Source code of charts
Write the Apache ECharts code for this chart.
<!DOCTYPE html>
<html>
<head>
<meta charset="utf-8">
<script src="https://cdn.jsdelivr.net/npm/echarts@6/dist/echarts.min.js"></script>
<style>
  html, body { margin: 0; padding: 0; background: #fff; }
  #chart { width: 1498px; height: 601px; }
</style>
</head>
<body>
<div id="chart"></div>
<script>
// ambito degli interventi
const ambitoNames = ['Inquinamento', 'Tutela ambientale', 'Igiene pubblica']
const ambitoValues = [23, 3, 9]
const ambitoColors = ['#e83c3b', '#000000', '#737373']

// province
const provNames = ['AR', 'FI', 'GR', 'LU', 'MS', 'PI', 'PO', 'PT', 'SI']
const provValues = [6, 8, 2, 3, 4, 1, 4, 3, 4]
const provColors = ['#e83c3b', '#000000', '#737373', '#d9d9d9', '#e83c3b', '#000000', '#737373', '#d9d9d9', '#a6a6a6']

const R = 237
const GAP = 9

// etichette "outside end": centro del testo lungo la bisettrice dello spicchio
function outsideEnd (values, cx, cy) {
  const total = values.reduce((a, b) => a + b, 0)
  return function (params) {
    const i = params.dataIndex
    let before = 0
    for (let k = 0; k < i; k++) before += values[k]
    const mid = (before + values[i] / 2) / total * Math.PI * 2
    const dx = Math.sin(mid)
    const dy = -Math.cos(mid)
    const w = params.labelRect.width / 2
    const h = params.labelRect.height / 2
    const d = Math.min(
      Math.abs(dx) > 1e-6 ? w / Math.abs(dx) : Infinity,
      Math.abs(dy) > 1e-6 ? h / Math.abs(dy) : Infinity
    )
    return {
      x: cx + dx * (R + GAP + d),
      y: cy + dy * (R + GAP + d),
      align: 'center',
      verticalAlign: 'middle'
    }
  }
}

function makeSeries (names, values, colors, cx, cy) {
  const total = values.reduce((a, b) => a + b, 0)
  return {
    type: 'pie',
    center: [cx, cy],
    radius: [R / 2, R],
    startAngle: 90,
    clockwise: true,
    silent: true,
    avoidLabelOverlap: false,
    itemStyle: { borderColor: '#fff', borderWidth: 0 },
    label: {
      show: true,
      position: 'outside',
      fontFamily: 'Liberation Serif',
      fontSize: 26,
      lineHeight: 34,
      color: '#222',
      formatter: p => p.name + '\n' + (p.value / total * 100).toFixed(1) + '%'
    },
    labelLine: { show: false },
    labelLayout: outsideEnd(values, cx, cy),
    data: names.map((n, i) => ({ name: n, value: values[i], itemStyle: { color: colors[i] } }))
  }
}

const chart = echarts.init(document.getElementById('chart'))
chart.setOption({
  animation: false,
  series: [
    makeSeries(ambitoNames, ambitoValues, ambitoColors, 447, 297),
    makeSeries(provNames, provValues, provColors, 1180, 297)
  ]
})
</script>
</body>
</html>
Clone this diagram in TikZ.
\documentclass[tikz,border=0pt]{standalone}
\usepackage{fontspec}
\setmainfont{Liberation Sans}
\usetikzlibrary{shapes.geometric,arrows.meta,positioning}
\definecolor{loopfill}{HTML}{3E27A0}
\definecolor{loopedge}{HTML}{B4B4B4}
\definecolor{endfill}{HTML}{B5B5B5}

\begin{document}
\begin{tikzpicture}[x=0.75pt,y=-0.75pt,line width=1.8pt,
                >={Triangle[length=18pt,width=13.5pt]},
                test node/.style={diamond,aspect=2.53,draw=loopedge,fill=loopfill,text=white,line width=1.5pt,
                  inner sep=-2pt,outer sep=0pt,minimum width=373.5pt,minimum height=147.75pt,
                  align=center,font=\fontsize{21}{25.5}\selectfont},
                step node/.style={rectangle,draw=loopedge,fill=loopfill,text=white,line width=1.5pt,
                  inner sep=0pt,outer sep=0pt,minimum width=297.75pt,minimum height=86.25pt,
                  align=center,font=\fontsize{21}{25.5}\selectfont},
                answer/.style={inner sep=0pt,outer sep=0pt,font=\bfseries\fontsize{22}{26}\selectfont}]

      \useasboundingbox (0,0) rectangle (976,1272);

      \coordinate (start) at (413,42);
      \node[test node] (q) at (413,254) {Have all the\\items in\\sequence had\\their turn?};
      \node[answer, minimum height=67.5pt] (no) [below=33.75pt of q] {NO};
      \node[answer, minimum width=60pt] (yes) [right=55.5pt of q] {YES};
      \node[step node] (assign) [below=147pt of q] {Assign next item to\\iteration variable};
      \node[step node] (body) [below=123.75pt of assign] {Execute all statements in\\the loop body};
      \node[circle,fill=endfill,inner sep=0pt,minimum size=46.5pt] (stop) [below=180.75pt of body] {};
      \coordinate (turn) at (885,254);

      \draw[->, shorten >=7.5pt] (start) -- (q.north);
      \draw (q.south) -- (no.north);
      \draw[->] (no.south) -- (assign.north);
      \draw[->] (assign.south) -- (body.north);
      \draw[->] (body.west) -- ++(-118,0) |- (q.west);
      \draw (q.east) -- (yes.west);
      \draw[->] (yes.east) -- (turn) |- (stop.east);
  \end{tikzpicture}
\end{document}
==
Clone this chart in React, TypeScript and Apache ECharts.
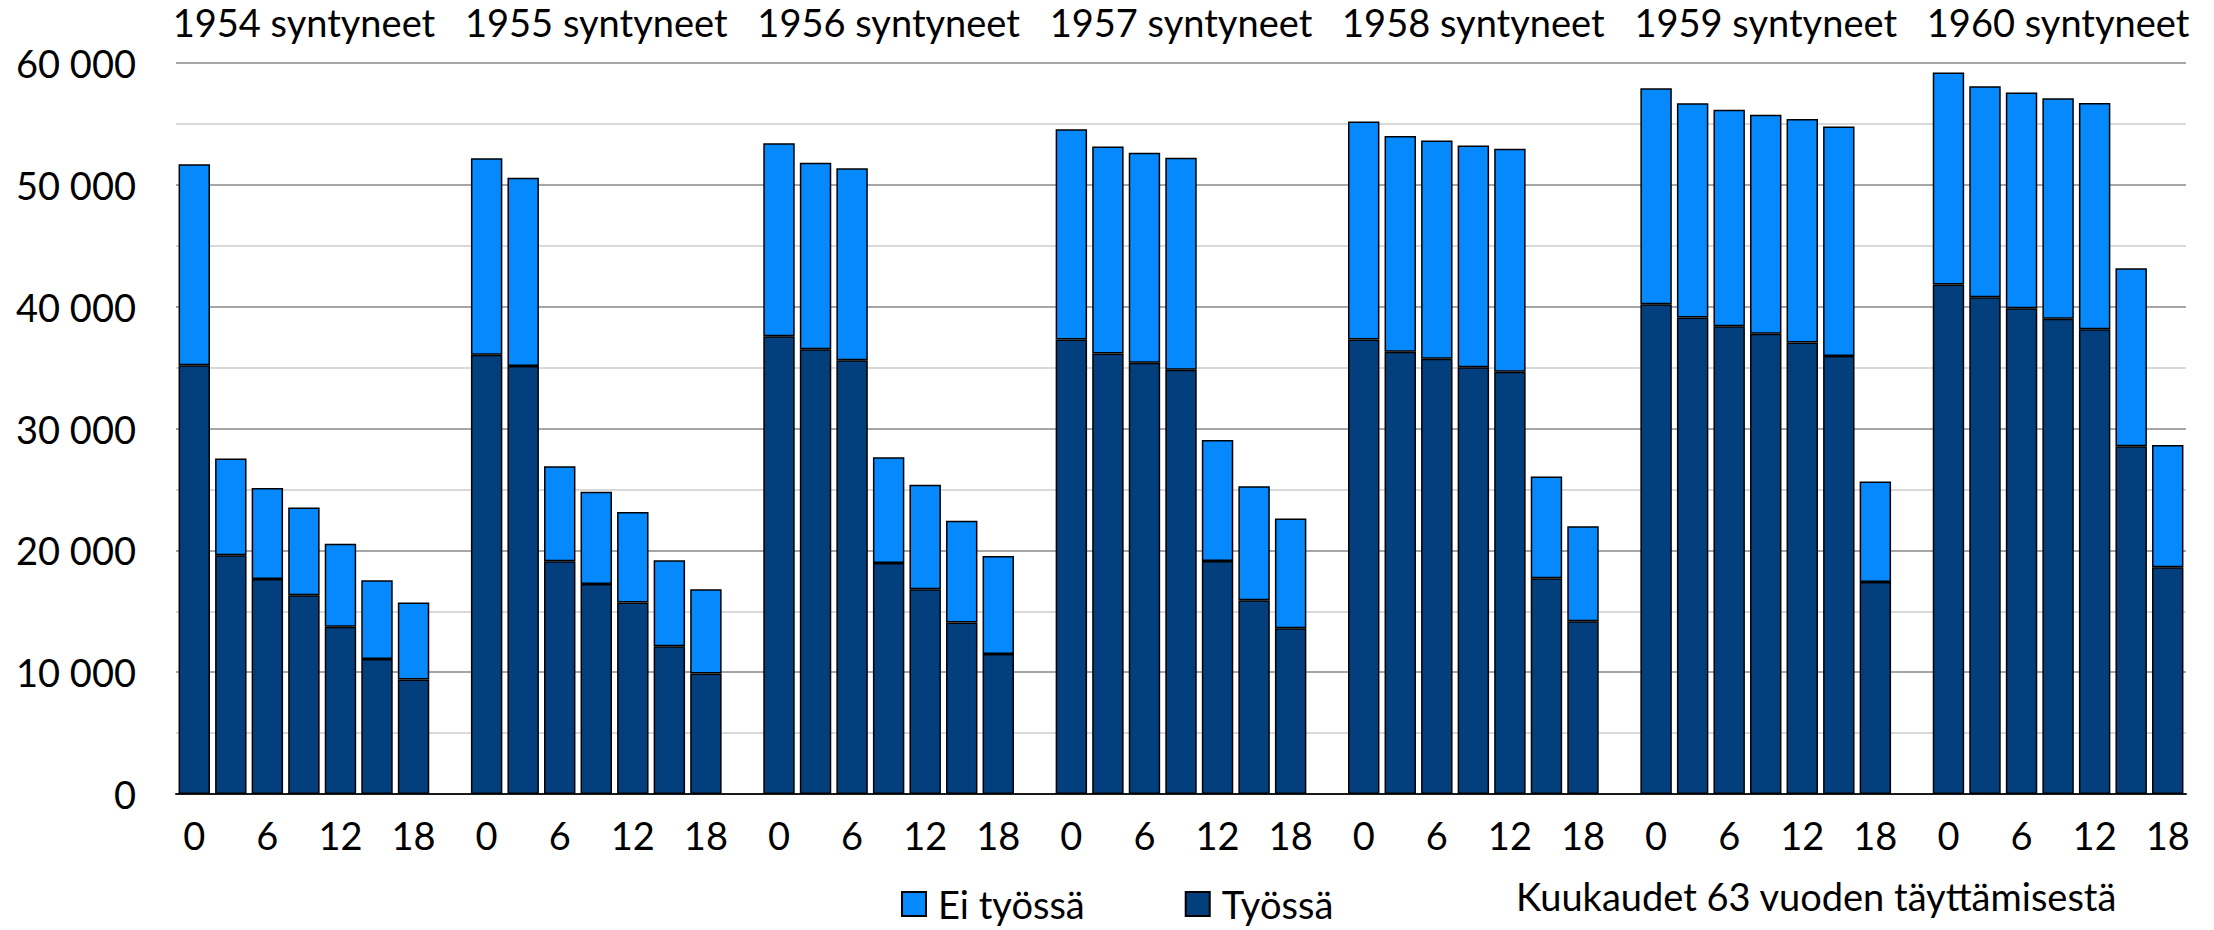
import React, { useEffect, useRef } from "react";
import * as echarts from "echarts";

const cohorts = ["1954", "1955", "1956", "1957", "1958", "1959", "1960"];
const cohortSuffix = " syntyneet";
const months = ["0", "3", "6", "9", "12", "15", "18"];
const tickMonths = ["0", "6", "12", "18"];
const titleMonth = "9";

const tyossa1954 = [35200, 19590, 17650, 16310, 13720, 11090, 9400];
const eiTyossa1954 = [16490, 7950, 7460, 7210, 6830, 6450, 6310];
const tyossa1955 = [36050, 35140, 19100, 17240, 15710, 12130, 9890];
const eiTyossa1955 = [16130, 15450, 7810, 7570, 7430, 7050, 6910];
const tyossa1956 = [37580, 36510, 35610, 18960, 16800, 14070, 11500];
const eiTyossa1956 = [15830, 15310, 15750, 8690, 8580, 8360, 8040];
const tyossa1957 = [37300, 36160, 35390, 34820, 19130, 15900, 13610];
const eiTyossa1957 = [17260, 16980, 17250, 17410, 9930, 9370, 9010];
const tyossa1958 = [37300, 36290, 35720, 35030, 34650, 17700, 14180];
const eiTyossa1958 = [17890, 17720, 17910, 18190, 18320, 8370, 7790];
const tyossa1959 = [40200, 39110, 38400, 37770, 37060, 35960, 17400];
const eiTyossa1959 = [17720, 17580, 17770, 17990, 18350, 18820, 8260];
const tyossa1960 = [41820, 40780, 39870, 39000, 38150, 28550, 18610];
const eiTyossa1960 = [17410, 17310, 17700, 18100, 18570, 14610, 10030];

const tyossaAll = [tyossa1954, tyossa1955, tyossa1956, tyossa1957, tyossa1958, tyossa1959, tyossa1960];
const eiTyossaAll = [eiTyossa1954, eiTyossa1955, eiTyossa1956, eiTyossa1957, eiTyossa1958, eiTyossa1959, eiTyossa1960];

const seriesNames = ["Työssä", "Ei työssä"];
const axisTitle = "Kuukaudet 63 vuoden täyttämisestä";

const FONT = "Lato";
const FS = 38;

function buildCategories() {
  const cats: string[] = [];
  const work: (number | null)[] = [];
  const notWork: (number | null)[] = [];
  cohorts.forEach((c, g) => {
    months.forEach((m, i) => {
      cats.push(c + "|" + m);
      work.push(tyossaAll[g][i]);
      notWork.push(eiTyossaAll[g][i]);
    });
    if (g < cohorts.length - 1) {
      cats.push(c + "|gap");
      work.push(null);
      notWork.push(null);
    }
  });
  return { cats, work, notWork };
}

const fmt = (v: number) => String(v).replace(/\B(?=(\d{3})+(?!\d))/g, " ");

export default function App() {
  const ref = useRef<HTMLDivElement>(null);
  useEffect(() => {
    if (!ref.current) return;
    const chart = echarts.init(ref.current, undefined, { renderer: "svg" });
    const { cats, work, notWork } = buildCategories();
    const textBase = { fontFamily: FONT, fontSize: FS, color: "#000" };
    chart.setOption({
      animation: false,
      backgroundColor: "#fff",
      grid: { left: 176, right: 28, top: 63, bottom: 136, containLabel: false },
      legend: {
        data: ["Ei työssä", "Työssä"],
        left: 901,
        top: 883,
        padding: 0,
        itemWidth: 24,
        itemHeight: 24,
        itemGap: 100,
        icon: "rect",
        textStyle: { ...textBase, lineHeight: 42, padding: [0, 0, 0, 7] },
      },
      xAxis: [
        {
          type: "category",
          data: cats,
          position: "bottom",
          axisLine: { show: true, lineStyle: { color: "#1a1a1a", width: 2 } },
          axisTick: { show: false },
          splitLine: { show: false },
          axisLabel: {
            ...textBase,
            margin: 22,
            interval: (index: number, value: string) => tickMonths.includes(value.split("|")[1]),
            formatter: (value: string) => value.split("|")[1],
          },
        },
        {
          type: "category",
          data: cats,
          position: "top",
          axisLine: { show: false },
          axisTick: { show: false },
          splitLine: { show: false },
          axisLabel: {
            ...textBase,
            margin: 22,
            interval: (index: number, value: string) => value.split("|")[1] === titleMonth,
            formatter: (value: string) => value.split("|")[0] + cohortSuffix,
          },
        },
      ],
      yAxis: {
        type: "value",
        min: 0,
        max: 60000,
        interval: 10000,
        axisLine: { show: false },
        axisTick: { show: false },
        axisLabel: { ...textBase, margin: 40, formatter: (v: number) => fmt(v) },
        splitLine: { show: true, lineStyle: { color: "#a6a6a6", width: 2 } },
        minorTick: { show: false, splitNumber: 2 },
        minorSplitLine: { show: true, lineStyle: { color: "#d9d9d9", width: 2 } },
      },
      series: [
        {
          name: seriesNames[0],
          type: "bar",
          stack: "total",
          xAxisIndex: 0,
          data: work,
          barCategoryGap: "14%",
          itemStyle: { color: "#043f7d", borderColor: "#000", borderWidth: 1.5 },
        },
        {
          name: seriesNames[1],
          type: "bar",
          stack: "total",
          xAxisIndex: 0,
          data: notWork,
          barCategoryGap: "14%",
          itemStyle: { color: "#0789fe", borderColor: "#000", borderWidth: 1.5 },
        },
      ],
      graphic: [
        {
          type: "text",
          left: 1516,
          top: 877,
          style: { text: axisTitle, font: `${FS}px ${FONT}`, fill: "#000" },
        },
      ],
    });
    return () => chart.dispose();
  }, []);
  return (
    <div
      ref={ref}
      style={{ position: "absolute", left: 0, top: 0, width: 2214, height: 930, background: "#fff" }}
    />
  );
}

#### WRITTEN TASK
From the line containing "Clone this chart" to the line containing "import * as", both lines included, give the text again exactly, without any pictures.

#### WRITTEN ANSWER
Clone this chart in React, TypeScript and Apache ECharts.
import React, { useEffect, useRef } from "react";
import * as echarts from "echarts";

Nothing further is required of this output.